BEGIN
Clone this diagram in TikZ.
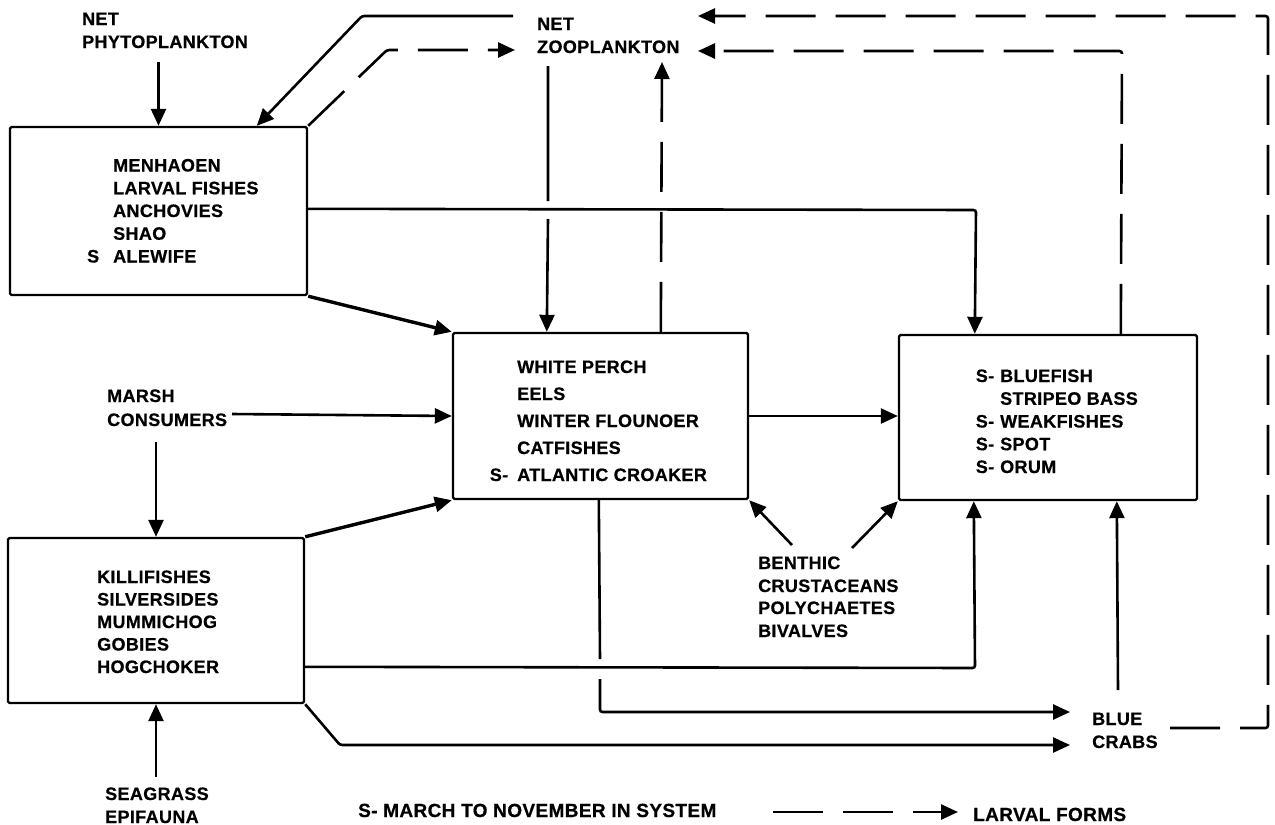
\documentclass[tikz,border=0pt]{standalone}
\usepackage{fontspec}
\setmainfont{Liberation Sans}[LetterSpace=2,BoldFeatures={FakeBold=0.6}]
\usetikzlibrary{arrows.meta,calc}
\begin{document}
\begin{tikzpicture}[x=1pt,y=-1pt,
  box/.style={draw,line width=2.4pt,inner sep=0pt,rounded corners=1.5pt},
  lbl/.style={inner sep=0pt,anchor=base west,font=\fontsize{18}{22}\selectfont\bfseries},
  leg/.style={inner sep=0pt,anchor=base west,font=\fontsize{19}{23}\selectfont\bfseries},
  conn/.style={line width=2.6pt,rounded corners=2.5pt,-{Triangle[length=17pt,width=15pt]}},
  heavy/.style={conn,line width=3.4pt},
  larva/.style={conn,dash pattern=on 50pt off 20pt},
]
\path[use as bounding box,fill=white] (0,0) rectangle (1275,825);

% boxes
\node[box,minimum width=297pt,minimum height=168pt] (A) at (158.5,211) {};
\node[box,minimum width=295pt,minimum height=166pt] (B) at (600.5,416) {};
\node[box,minimum width=298pt,minimum height=165pt] (C) at (1048,417.5) {};
\node[box,minimum width=296pt,minimum height=165pt] (D) at (156,620.5) {};

% box contents
\foreach \t [count=\i from 0] in {MENHAOEN,LARVAL FISHES,ANCHOVIES,SHAO,\llap{S\hspace{14pt}}ALEWIFE}
  \node[lbl] (a\i) at (113,171.5+22.75*\i) {\t};
\foreach \t [count=\i from 0] in {WHITE PERCH,EELS,WINTER FLOUNOER,CATFISHES,\llap{S-\hspace{9pt}}ATLANTIC CROAKER}
  \node[lbl] (b\i) at (517,373+27*\i) {\t};
\foreach \t [count=\i from 0] in {\llap{S-\hspace{6pt}}BLUEFISH,STRIPEO BASS,\llap{S-\hspace{6pt}}WEAKFISHES,\llap{S-\hspace{6pt}}SPOT,\llap{S-\hspace{6pt}}ORUM}
  \node[lbl] (c\i) at (1000,382+22.75*\i) {\t};
\foreach \t [count=\i from 0] in {KILLIFISHES,SILVERSIDES,MUMMICHOG,GOBIES,HOGCHOKER}
  \node[lbl] (d\i) at (97,583+22.5*\i) {\t};

% outer labels
\node[lbl] (phy1) at (82,25) {NET};
\node[lbl] (phy2) at (82,48) {PHYTOPLANKTON};
\node[lbl] (zoo1) at (537,30) {NET};
\node[lbl] (zoo2) at (537,53) {ZOOPLANKTON};
\node[lbl] (mar1) at (107,402) {MARSH};
\node[lbl] (mar2) at (107,426) {CONSUMERS};
\node[lbl] (sea1) at (105,800) {SEAGRASS};
\node[lbl] (sea2) at (105,823) {EPIFAUNA};
\node[lbl] (ben1) at (758,569) {BENTHIC};
\node[lbl] (ben2) at (758,592) {CRUSTACEANS};
\node[lbl] (ben3) at (758,614) {POLYCHAETES};
\node[lbl] (ben4) at (758,637) {BIVALVES};
\node[lbl] (crab1) at (1092,725) {BLUE};
\node[lbl] (crab2) at (1092,748) {CRABS};
\node[leg] (leg1) at (358,817) {S- MARCH TO NOVEMBER IN SYSTEM};
\node[leg] (leg2) at (973,821) {LARVAL FORMS};

% connector ends
\coordinate (phS) at (158.5,62);
\coordinate (zooW) at (513,16);
\coordinate (zooWd) at (515,50);
\coordinate (zooS1) at (548,66);
\coordinate (zooS2) at (662,62);
\coordinate (zooE1) at (698,16);
\coordinate (zooE2) at (698,51);
\coordinate (marE) at (232,414);
\coordinate (marS) at (156,442);
\coordinate (seaN) at (156,777);
\coordinate (benL) at (792,545);
\coordinate (benR) at (852,548);
\coordinate (crabW1) at (1070,712);
\coordinate (crabW2) at (1070,745);
\coordinate (crabN) at (1118,690);
\coordinate (crabE) at (1170,728);
\coordinate (legS) at (773,812);
\coordinate (legE) at (958,812);

% connectors
\draw[conn] (phS) -- (A.north);
\draw[conn] (zooW) -- (362,16) -- ($(A.north west)+(248,0)$);
\draw[larva] (A.north east) -- (387,50) -- (zooWd);
\draw[conn] (zooS1) -- (548,201) (548,219) -- ($(B.north west)+(95,0)$);
\draw[larva] ($(B.north west)+(209,0)$) -- (zooS2);
\draw[conn] ($(A.north east)+(0,83)$) -- (976,210) -- ($(C.north west)+(77,0)$);
\draw[heavy] (A.south east) -- (B.north west);
\draw[larva] ($(C.north west)+(223,0)$) -- (1122,51) -- (zooE2);
\draw[larva] (crabE) -- (1268,728) -- (1268,16) -- (zooE1);
\draw[conn] (marE) -- (B.west);
\draw[conn] (marS) -- (D.north);
\draw[heavy] (D.north east) -- (B.south west);
\draw[conn] ($(D.north east)+(0,130)$) -- (975,668) -- ($(C.south west)+(76,0)$);
\draw[conn] (D.south east) -- (340,745) -- (crabW2);
\draw[conn] ($(B.south west)+(147,0)$) -- (600,659) (600,679) -- (600,712) -- (crabW1);
\draw[conn] (benL) -- (B.south east);
\draw[conn] (benR) -- (C.south west);
\draw[conn] (B.east) -- (B.east -| C.west);
\draw[conn] (crabN) -- ($(C.south west)+(219,0)$);
\draw[conn] (seaN) -- (D.south);
\draw[larva] (legS) -- (legE);
\end{tikzpicture}
\end{document}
END
Exercise prompt:
Repeat the listing above exactly, with no pictures.

Result of the task:
Clone this diagram in TikZ.
\documentclass[tikz,border=0pt]{standalone}
\usepackage{fontspec}
\setmainfont{Liberation Sans}[LetterSpace=2,BoldFeatures={FakeBold=0.6}]
\usetikzlibrary{arrows.meta,calc}
\begin{document}
\begin{tikzpicture}[x=1pt,y=-1pt,
  box/.style={draw,line width=2.4pt,inner sep=0pt,rounded corners=1.5pt},
  lbl/.style={inner sep=0pt,anchor=base west,font=\fontsize{18}{22}\selectfont\bfseries},
  leg/.style={inner sep=0pt,anchor=base west,font=\fontsize{19}{23}\selectfont\bfseries},
  conn/.style={line width=2.6pt,rounded corners=2.5pt,-{Triangle[length=17pt,width=15pt]}},
  heavy/.style={conn,line width=3.4pt},
  larva/.style={conn,dash pattern=on 50pt off 20pt},
]
\path[use as bounding box,fill=white] (0,0) rectangle (1275,825);

% boxes
\node[box,minimum width=297pt,minimum height=168pt] (A) at (158.5,211) {};
\node[box,minimum width=295pt,minimum height=166pt] (B) at (600.5,416) {};
\node[box,minimum width=298pt,minimum height=165pt] (C) at (1048,417.5) {};
\node[box,minimum width=296pt,minimum height=165pt] (D) at (156,620.5) {};

% box contents
\foreach \t [count=\i from 0] in {MENHAOEN,LARVAL FISHES,ANCHOVIES,SHAO,\llap{S\hspace{14pt}}ALEWIFE}
  \node[lbl] (a\i) at (113,171.5+22.75*\i) {\t};
\foreach \t [count=\i from 0] in {WHITE PERCH,EELS,WINTER FLOUNOER,CATFISHES,\llap{S-\hspace{9pt}}ATLANTIC CROAKER}
  \node[lbl] (b\i) at (517,373+27*\i) {\t};
\foreach \t [count=\i from 0] in {\llap{S-\hspace{6pt}}BLUEFISH,STRIPEO BASS,\llap{S-\hspace{6pt}}WEAKFISHES,\llap{S-\hspace{6pt}}SPOT,\llap{S-\hspace{6pt}}ORUM}
  \node[lbl] (c\i) at (1000,382+22.75*\i) {\t};
\foreach \t [count=\i from 0] in {KILLIFISHES,SILVERSIDES,MUMMICHOG,GOBIES,HOGCHOKER}
  \node[lbl] (d\i) at (97,583+22.5*\i) {\t};

% outer labels
\node[lbl] (phy1) at (82,25) {NET};
\node[lbl] (phy2) at (82,48) {PHYTOPLANKTON};
\node[lbl] (zoo1) at (537,30) {NET};
\node[lbl] (zoo2) at (537,53) {ZOOPLANKTON};
\node[lbl] (mar1) at (107,402) {MARSH};
\node[lbl] (mar2) at (107,426) {CONSUMERS};
\node[lbl] (sea1) at (105,800) {SEAGRASS};
\node[lbl] (sea2) at (105,823) {EPIFAUNA};
\node[lbl] (ben1) at (758,569) {BENTHIC};
\node[lbl] (ben2) at (758,592) {CRUSTACEANS};
\node[lbl] (ben3) at (758,614) {POLYCHAETES};
\node[lbl] (ben4) at (758,637) {BIVALVES};
\node[lbl] (crab1) at (1092,725) {BLUE};
\node[lbl] (crab2) at (1092,748) {CRABS};
\node[leg] (leg1) at (358,817) {S- MARCH TO NOVEMBER IN SYSTEM};
\node[leg] (leg2) at (973,821) {LARVAL FORMS};

% connector ends
\coordinate (phS) at (158.5,62);
\coordinate (zooW) at (513,16);
\coordinate (zooWd) at (515,50);
\coordinate (zooS1) at (548,66);
\coordinate (zooS2) at (662,62);
\coordinate (zooE1) at (698,16);
\coordinate (zooE2) at (698,51);
\coordinate (marE) at (232,414);
\coordinate (marS) at (156,442);
\coordinate (seaN) at (156,777);
\coordinate (benL) at (792,545);
\coordinate (benR) at (852,548);
\coordinate (crabW1) at (1070,712);
\coordinate (crabW2) at (1070,745);
\coordinate (crabN) at (1118,690);
\coordinate (crabE) at (1170,728);
\coordinate (legS) at (773,812);
\coordinate (legE) at (958,812);

% connectors
\draw[conn] (phS) -- (A.north);
\draw[conn] (zooW) -- (362,16) -- ($(A.north west)+(248,0)$);
\draw[larva] (A.north east) -- (387,50) -- (zooWd);
\draw[conn] (zooS1) -- (548,201) (548,219) -- ($(B.north west)+(95,0)$);
\draw[larva] ($(B.north west)+(209,0)$) -- (zooS2);
\draw[conn] ($(A.north east)+(0,83)$) -- (976,210) -- ($(C.north west)+(77,0)$);
\draw[heavy] (A.south east) -- (B.north west);
\draw[larva] ($(C.north west)+(223,0)$) -- (1122,51) -- (zooE2);
\draw[larva] (crabE) -- (1268,728) -- (1268,16) -- (zooE1);
\draw[conn] (marE) -- (B.west);
\draw[conn] (marS) -- (D.north);
\draw[heavy] (D.north east) -- (B.south west);
\draw[conn] ($(D.north east)+(0,130)$) -- (975,668) -- ($(C.south west)+(76,0)$);
\draw[conn] (D.south east) -- (340,745) -- (crabW2);
\draw[conn] ($(B.south west)+(147,0)$) -- (600,659) (600,679) -- (600,712) -- (crabW1);
\draw[conn] (benL) -- (B.south east);
\draw[conn] (benR) -- (C.south west);
\draw[conn] (B.east) -- (B.east -| C.west);
\draw[conn] (crabN) -- ($(C.south west)+(219,0)$);
\draw[conn] (seaN) -- (D.south);
\draw[larva] (legS) -- (legE);
\end{tikzpicture}
\end{document}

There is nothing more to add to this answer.